The final rule, which goes into effect in 30 days, establishes a single-family low-income home purchase goal at 24 percent and a single-family very low-income home purchase subgoal at six percent for each of the three years through 2017. The FHFA is also aiming for a single-family low-income areas home purchase subgoal at 14 percent and a single-family low-income refinance goal at 21 percent for each year in the same period.
On the multifamily side, the FHFA set a multifamily low-income goal for both Fannie Mae and Freddie Mac at 300,000 units for each of the three years through 2017, along with a very low-income multifamily housing subgoal at 60,000 units for each year in this period. Furthermore, the FHFA is establishing a new low-income housing subgoal for each of the government-sponsored enterprises’ purchases of mortgages on small (five- to 50-unit) multifamily properties: 6,000 units in 2015, 8,000 units in 2016 and 10,000 units in 2017.
“The single-family goals advance the enterprises’ statutory missions to provide access to credit for creditworthy borrowers and provide liquidity to the U.S. housing market while operating in a safe and sound manner,” said FHFA Director Mel Watt. “The multifamily goals will create rental opportunities for those who need affordable housing. Together, these goals establish a solid foundation for affordable and sustainable homeownership and rental opportunities in this country.”
The FHFA’s announcement brought a negative reaction from National Community Reinvestment Coalition President and CEO John Taylor.

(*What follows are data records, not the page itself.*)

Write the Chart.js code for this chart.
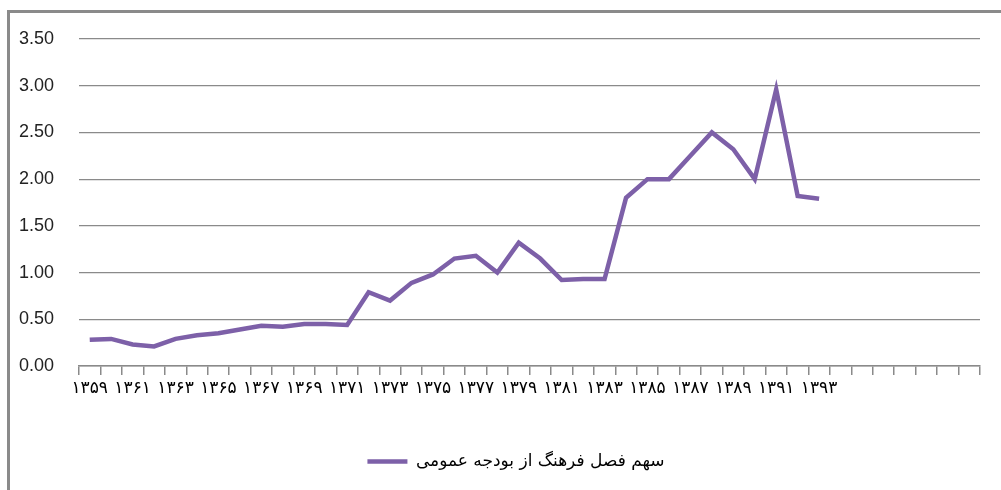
<!DOCTYPE html>
<html><head><meta charset="utf-8">
<script src="https://cdn.jsdelivr.net/npm/chart.js@4.4.1/dist/chart.umd.min.js"></script>
<style>
html,body{margin:0;padding:0;background:#fff;width:1001px;height:490px;overflow:hidden;}
#frame{position:absolute;left:7px;top:10px;width:1100px;height:600px;border:3px solid #8a8a8a;box-sizing:content-box;}
#wrap{position:absolute;left:0;top:0;width:1001px;height:490px;}
</style></head><body>
<div id="frame"></div>
<div id="wrap"><canvas id="c" width="1001" height="490"></canvas></div>
<script>
const categories = ['۱۳۵۹','۱۳۶۰','۱۳۶۱','۱۳۶۲','۱۳۶۳','۱۳۶۴','۱۳۶۵','۱۳۶۶','۱۳۶۷','۱۳۶۸',
  '۱۳۶۹','۱۳۷۰','۱۳۷۱','۱۳۷۲','۱۳۷۳','۱۳۷۴','۱۳۷۵','۱۳۷۶','۱۳۷۷','۱۳۷۸',
  '۱۳۷۹','۱۳۸۰','۱۳۸۱','۱۳۸۲','۱۳۸۳','۱۳۸۴','۱۳۸۵','۱۳۸۶','۱۳۸۷','۱۳۸۸',
  '۱۳۸۹','۱۳۹۰','۱۳۹۱','۱۳۹۲','۱۳۹۳','','','','','','',''];
const tickLabels = ['۱۳۵۹','','۱۳۶۱','','۱۳۶۳','','۱۳۶۵','','۱۳۶۷','',
  '۱۳۶۹','','۱۳۷۱','','۱۳۷۳','','۱۳۷۵','','۱۳۷۷','',
  '۱۳۷۹','','۱۳۸۱','','۱۳۸۳','','۱۳۸۵','','۱۳۸۷','',
  '۱۳۸۹','','۱۳۹۱','','۱۳۹۳','','','','','','',''];
const seriesName = 'سهم فصل فرهنگ از بودجه عمومی';
const seriesValues = [0.28,0.29,0.23,0.21,0.29,0.33,0.35,0.39,0.43,0.42,
  0.45,0.45,0.44,0.79,0.70,0.89,0.98,1.15,1.18,1.00,
  1.32,1.15,0.92,0.93,0.93,1.80,2.00,2.00,2.25,2.50,
  2.32,2.00,2.96,1.82,1.79];
const yTicks = [0,0.5,1,1.5,2,2.5,3,3.5];

const gridColor = '#8a8a8a';
const legendShift = {
  id: 'legendShift',
  afterLayout(chart) {
    const l = chart.legend;
    if (l) { l.left += 26; l.right += 26; }
  }
};
new Chart(document.getElementById('c'), {
  type: 'line',
  data: {
    labels: categories,
    datasets: [{
      label: seriesName,
      data: seriesValues,
      borderColor: '#7d60a8',
      backgroundColor: '#7d60a8',
      borderWidth: 4.5,
      pointRadius: 0,
      tension: 0,
      fill: false
    }]
  },
  plugins: [legendShift],
  options: {
    responsive: false,
    animation: false,
    devicePixelRatio: 1,
    layout: { padding: { left: 0, right: 21, top: 39, bottom: 10 } },
    plugins: {
      tooltip: { enabled: false },
      legend: {
        position: 'bottom',
        labels: {
          usePointStyle: true,
          pointStyle: 'line',
          pointStyleWidth: 40,
          padding: 10,
          color: '#000',
          font: { family: 'DejaVu Sans', size: 17 }
        }
      }
    },
    scales: {
      x: {
        offset: true,
        grid: { offset: true, drawOnChartArea: false, drawTicks: true, tickLength: 9, color: gridColor, lineWidth: 1.5 },
        border: { color: gridColor, width: 1.5 },
        ticks: {
          autoSkip: false, maxRotation: 0, minRotation: 0, padding: 3,
          color: '#000',
          font: { family: 'DejaVu Sans', size: 17 },
          callback: (v, i) => tickLabels[i]
        },
        afterFit: s => { s.height = 77; }
      },
      y: {
        min: 0, max: 3.5,
        afterBuildTicks: s => { s.ticks = yTicks.map(v => ({ value: v })); },
        grid: { color: gridColor, lineWidth: 1.2, drawTicks: false },
        border: { display: false },
        ticks: {
          padding: 25,
          color: '#222',
          font: { family: 'Liberation Sans', size: 18 },
          callback: v => Number(v).toFixed(2)
        },
        afterFit: s => { s.width = 79; }
      }
    }
  }
});
</script>
</body></html>
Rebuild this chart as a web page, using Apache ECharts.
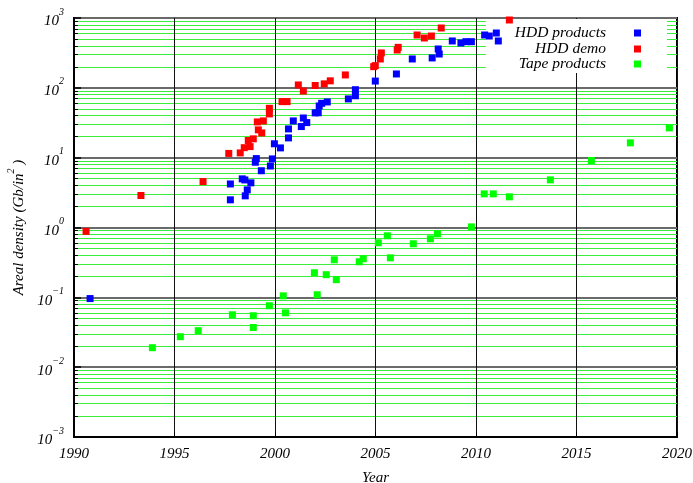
<!DOCTYPE html>
<html>
<head>
<meta charset="utf-8">
<script src="https://cdn.jsdelivr.net/npm/echarts@6/dist/echarts.min.js"></script>
<style>
  html, body { margin: 0; padding: 0; background: #fff; }
  #chart { width: 693px; height: 483px; }
</style>
</head>
<body>
<div id="chart"></div>
<script>
// 数据：年份与面密度 (Gb/in^2)
const hddProductsYear = [
    1990.8, 1997.78, 1997.78, 1998.37, 1998.5, 1998.8, 1998.62, 1998.52,
    1999.02, 1999.07, 1999.32, 1999.77, 1999.87, 1999.97, 2000.27, 2000.67,
    2000.67, 2000.91, 2001.31, 2001.41, 2001.58, 2002.0, 2002.15, 2002.2,
    2002.32, 2002.6, 2003.65, 2004.0, 2004.0, 2004.99, 2006.04, 2006.83,
    2007.82, 2008.12, 2008.17, 2008.82, 2009.25, 2009.5, 2009.77, 2010.43,
    2010.66, 2011.01, 2011.11
];
const hddProductsDensity = [
    0.096, 4.2, 2.49, 4.97, 4.8, 4.36, 3.46, 2.84,
    8.6, 9.7, 6.5, 7.6, 9.6, 15.8, 13.8, 19.2,
    25.8, 33.6, 27.9, 37, 31.8, 43.8, 44, 55,
    60, 62.8, 69.4, 94, 77, 125, 158, 259,
    268, 360, 305, 469, 439, 458, 458, 571,
    552, 610, 469
];

const hddDemoYear = [
    1990.6, 1993.33, 1996.42, 1997.7, 1998.27, 1998.47, 1998.76, 1998.67,
    1998.92, 1999.17, 1999.34, 1999.12, 1999.42, 1999.72, 1999.72, 2000.35,
    2000.6, 2001.16, 2001.41, 2002.0, 2002.45, 2002.75, 2003.5, 2004.91,
    2004.99, 2005.24, 2005.29, 2006.08, 2006.13, 2007.07, 2007.43, 2007.78,
    2008.27, 2011.66
];
const hddDemoDensity = [
    0.88, 2.87, 4.55, 11.5, 11.7, 13.9, 14.4, 17.6,
    18.6, 25, 22.6, 32.5, 33.6, 42.3, 50.9, 63.5,
    63.5, 110, 90, 108, 114, 126, 153, 201,
    208, 259, 316, 348, 380, 571, 517, 552,
    719, 936
];

const tapeProductsYear = [
    1993.9, 1995.29, 1996.18, 1997.88, 1998.92, 1998.92, 1999.72, 2000.52,
    2000.41, 2002.1, 2001.96, 2002.55, 2003.05, 2002.95, 2004.19, 2004.39,
    2005.14, 2005.59, 2005.74, 2006.88, 2007.73, 2008.08, 2009.77, 2010.41,
    2010.86, 2011.66, 2013.7, 2015.74, 2017.68, 2019.62
];
const tapeProductsDensity = [
    0.019, 0.0273, 0.0333, 0.0563, 0.037, 0.0545, 0.0758, 0.060,
    0.105, 0.109, 0.225, 0.211, 0.179, 0.345, 0.323, 0.357,
    0.604, 0.761, 0.368, 0.585, 0.689, 0.81, 1.02, 3.03,
    3.03, 2.75, 4.81, 9.1, 16.3, 26.7
];

const seriesNames = ['HDD products', 'HDD demo', 'Tape products'];
const seriesColors = ['#0000ff', '#ff0000', '#00ff00'];

const zip = (xs, ys) => xs.map((x, i) => [x, ys[i]]);

const serif = 'Liberation Serif';
const labelFont = { fontFamily: serif, fontStyle: 'italic', color: '#000' };

const chartDom = document.getElementById('chart');
const myChart = echarts.init(chartDom);

function legendItem(name, color, top, extra) {
    return Object.assign({
        data: [{ name: name, itemStyle: { color: color } }],
        orient: 'vertical',
        align: 'right',
        right: 52,
        top: top,
        padding: 0,
        icon: 'rect',
        itemWidth: 7,
        itemHeight: 7,
        z: 1,
        textStyle: Object.assign({ fontSize: 15.5, padding: [0, 23, 0, 0] }, labelFont)
    }, extra || {});
}

const option = {
    animation: false,
    grid: {
        left: 74, right: 16, top: 18, bottom: 46,
        outerBoundsMode: 'none',
        containLabel: false,
        show: true, borderColor: '#000', borderWidth: 2
    },
    legend: [
        legendItem(seriesNames[0], seriesColors[0], 19, {
            right: 26,
            padding: [6, 26, 32, 29],
            backgroundColor: '#fff'
        }),
        legendItem(seriesNames[1], seriesColors[1], 41),
        legendItem(seriesNames[2], seriesColors[2], 56)
    ],
    xAxis: {
        type: 'value',
        min: 1990,
        max: 2020,
        interval: 5,
        name: 'Year',
        nameLocation: 'middle',
        nameGap: 34,
        nameTextStyle: Object.assign({ fontSize: 15 }, labelFont),
        axisLine: { lineStyle: { color: '#000', width: 2 } },
        axisTick: { inside: true, length: 5, lineStyle: { color: '#000' } },
        axisLabel: Object.assign({
            fontSize: 15,
            margin: 10,
            formatter: v => String(v)
        }, labelFont),
        splitLine: { show: true, lineStyle: { color: '#111', width: 1 } }
    },
    yAxis: {
        type: 'log',
        logBase: 10,
        min: 0.001,
        max: 1000,
        splitNumber: 6,
        name: '{a|Areal density (Gb/in}{s|2}{a| )}',
        nameLocation: 'middle',
        nameGap: 36,
        nameTextStyle: {
            rich: {
                a: Object.assign({ fontSize: 15, verticalAlign: 'bottom', padding: [5, 0, 0, 0] }, labelFont),
                s: Object.assign({ fontSize: 10, verticalAlign: 'top' }, labelFont)
            }
        },
        axisLine: { lineStyle: { color: '#000', width: 2 } },
        axisTick: { inside: true, length: 7, lineStyle: { color: '#000', width: 1.5 } },
        minorTick: { show: true, splitNumber: 9, length: 4, lineStyle: { color: '#000' } },
        axisLabel: {
            margin: 10,
            formatter: function (value) {
                const e = Math.round(Math.log10(value));
                const s = e < 0 ? '\u2212' + (-e) : String(e);
                return '{b|10}{e|' + s + '}';
            },
            rich: {
                b: Object.assign({ fontSize: 15, verticalAlign: 'bottom', padding: [7, 0, 0, 0] }, labelFont),
                e: Object.assign({ fontSize: 10, verticalAlign: 'top' }, labelFont)
            }
        },
        splitLine: { show: true, lineStyle: { color: '#6a6a6a', width: 2 } },
        minorSplitLine: { show: true, lineStyle: { color: '#3cee3c', width: 1.2 } }
    },
    series: [
        { name: seriesNames[0], data: zip(hddProductsYear, hddProductsDensity), color: seriesColors[0] },
        { name: seriesNames[1], data: zip(hddDemoYear, hddDemoDensity), color: seriesColors[1] },
        { name: seriesNames[2], data: zip(tapeProductsYear, tapeProductsDensity), color: seriesColors[2] }
    ].map(s => Object.assign({
        type: 'scatter',
        symbol: 'rect',
        symbolSize: 7,
        itemStyle: { color: s.color, opacity: 1 }
    }, s))
};

myChart.setOption(option);

window.addEventListener('resize', function () {
    myChart.resize();
});
</script>
</body>
</html>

“The affordable housing goal rule announced by FHFA today falls short of what will be needed to ensure that all creditworthy Americans have access to mortgages,” said Taylor in a statement. “At a time when many working Americans face unnecessary barriers to becoming homeowners, this is a lost opportunity. Fannie Mae and Freddie Mac have enormous potential to lead the market on access to credit for low- and moderate-income families, and truly make a positive difference. Unfortunately, FHFA has not set the goals for Fannie and Freddie to better serve working families and underserved communities.”